- _Task instructions_: Beginning with the line that contains "Write a Python" and ending with the line that contains "import matplotlib.pyplot as plt", reproduce each line exactly; include both and add nothing.

- _Supplied records_:
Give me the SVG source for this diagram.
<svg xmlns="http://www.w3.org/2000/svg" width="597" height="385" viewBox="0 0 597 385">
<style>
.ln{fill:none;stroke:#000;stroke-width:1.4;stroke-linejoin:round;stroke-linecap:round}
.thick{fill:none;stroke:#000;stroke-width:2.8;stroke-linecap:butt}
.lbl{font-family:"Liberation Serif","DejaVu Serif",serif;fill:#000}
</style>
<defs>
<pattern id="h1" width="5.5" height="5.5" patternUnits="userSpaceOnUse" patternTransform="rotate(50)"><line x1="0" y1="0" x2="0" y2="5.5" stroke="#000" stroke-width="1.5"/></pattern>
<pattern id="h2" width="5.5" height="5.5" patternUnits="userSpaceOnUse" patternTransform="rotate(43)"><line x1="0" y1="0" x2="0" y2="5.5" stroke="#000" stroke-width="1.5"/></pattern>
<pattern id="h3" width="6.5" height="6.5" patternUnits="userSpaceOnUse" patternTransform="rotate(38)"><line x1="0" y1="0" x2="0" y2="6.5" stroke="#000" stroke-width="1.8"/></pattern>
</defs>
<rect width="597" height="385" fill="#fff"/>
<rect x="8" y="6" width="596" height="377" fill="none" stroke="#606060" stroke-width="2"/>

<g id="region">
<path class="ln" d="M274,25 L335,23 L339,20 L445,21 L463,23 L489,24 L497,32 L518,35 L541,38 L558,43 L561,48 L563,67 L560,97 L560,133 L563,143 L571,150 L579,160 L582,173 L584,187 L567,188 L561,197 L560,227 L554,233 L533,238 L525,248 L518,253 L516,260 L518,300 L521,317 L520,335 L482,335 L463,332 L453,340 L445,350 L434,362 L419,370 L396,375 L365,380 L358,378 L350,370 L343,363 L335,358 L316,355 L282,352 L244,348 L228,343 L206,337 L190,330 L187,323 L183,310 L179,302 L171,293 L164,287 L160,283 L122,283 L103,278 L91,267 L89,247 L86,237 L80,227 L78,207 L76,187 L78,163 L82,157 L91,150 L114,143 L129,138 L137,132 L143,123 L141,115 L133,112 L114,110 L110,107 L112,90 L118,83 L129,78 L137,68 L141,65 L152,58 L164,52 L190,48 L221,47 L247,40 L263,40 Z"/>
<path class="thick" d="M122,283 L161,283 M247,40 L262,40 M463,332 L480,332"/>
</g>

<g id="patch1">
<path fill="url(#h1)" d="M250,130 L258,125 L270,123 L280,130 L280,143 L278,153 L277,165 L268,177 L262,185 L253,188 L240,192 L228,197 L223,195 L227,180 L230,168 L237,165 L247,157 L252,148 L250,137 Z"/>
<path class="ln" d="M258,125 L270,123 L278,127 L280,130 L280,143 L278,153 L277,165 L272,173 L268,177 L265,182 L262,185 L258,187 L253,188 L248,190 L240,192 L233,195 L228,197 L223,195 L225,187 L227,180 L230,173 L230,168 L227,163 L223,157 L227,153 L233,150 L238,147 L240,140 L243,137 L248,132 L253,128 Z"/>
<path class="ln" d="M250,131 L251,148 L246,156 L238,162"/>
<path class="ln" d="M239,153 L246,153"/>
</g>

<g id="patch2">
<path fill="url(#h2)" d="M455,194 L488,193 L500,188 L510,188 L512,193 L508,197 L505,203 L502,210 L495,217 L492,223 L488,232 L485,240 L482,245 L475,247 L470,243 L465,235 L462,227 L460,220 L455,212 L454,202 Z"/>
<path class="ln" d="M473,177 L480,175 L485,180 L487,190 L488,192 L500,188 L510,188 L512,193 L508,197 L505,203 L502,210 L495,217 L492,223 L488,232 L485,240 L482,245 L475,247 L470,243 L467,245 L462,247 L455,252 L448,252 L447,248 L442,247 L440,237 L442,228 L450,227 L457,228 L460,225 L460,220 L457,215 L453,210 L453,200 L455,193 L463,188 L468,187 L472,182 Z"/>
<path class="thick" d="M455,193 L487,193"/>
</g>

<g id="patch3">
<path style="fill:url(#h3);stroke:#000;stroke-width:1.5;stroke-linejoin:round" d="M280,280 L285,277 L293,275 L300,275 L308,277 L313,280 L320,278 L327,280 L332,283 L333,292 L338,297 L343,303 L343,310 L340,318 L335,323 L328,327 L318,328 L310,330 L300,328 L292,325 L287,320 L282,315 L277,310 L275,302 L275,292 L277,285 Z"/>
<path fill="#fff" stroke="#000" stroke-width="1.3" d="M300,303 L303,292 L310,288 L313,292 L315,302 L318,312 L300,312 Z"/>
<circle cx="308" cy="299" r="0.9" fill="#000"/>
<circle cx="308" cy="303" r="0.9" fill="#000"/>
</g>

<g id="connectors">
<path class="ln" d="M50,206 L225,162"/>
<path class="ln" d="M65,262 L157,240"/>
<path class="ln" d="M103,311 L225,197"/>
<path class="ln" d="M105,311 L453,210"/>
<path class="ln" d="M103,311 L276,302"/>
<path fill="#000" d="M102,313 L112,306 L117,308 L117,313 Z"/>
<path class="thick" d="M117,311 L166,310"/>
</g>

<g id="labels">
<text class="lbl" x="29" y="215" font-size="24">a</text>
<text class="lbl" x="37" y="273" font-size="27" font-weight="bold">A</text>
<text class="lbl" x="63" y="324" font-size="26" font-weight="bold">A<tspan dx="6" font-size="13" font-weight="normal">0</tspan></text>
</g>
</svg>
==
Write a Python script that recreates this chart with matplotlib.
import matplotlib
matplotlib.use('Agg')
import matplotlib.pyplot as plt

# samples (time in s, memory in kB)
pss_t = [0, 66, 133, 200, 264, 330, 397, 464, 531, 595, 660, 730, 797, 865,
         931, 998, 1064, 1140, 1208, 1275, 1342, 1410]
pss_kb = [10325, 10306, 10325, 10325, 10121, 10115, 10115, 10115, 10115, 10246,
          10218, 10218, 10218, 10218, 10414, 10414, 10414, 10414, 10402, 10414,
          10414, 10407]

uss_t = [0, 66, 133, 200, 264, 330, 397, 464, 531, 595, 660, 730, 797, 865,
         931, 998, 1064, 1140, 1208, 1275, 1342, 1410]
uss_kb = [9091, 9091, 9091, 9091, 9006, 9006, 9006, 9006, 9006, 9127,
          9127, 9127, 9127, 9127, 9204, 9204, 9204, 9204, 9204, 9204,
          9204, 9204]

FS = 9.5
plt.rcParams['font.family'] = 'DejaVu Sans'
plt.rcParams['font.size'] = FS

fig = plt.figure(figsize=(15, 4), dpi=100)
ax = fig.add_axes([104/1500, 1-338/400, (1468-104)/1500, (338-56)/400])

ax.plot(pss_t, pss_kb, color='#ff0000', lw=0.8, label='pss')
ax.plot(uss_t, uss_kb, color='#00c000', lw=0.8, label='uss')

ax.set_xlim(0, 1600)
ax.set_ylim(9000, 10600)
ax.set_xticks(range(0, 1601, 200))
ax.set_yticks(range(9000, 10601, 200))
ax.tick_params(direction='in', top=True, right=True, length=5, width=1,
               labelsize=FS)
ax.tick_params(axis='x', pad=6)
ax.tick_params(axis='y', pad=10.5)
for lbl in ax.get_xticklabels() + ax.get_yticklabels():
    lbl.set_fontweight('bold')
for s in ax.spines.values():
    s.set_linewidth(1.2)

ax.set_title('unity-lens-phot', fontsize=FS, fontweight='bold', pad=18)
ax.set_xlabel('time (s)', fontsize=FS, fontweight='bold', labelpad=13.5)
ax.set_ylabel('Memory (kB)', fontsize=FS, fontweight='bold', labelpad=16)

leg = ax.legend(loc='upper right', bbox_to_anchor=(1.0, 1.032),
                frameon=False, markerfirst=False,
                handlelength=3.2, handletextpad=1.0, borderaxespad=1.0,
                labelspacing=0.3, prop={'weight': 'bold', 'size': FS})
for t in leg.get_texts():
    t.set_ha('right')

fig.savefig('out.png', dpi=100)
...
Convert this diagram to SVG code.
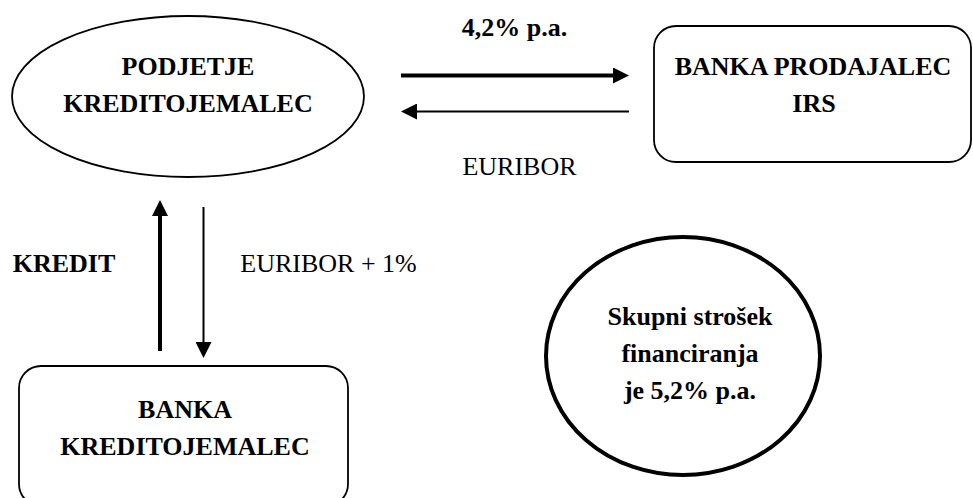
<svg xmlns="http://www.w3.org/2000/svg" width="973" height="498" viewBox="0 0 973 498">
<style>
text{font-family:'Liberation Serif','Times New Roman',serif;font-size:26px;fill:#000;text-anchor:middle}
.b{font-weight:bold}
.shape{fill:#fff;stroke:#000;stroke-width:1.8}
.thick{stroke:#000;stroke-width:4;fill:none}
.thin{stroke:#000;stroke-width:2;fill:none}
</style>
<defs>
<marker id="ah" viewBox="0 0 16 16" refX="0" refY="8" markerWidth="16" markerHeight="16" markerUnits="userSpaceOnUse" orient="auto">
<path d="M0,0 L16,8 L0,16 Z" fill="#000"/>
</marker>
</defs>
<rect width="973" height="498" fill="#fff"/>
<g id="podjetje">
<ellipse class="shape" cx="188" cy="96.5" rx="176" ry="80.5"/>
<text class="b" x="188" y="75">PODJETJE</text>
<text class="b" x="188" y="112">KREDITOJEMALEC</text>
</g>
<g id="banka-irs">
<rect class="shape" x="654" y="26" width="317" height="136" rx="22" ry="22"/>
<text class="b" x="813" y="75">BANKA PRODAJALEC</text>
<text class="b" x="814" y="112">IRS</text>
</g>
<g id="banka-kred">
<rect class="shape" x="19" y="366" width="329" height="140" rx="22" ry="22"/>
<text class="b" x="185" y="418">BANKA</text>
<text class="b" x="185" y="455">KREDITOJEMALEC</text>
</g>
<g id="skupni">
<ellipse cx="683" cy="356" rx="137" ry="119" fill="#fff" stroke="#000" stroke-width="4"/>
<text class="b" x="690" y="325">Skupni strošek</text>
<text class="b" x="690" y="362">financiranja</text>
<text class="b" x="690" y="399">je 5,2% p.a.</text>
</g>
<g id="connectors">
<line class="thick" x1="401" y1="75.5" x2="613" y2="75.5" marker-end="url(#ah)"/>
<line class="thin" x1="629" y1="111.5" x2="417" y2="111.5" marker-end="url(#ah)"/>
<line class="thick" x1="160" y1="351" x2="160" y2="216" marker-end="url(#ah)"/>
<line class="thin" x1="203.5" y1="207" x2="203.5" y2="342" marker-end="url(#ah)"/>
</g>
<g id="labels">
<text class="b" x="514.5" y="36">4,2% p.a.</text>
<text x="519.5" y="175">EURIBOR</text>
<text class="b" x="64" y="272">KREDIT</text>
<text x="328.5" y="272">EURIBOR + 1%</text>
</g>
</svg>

- _Answer_:
Write a Python script that recreates this chart with matplotlib.
import matplotlib
matplotlib.use('Agg')
import matplotlib.pyplot as plt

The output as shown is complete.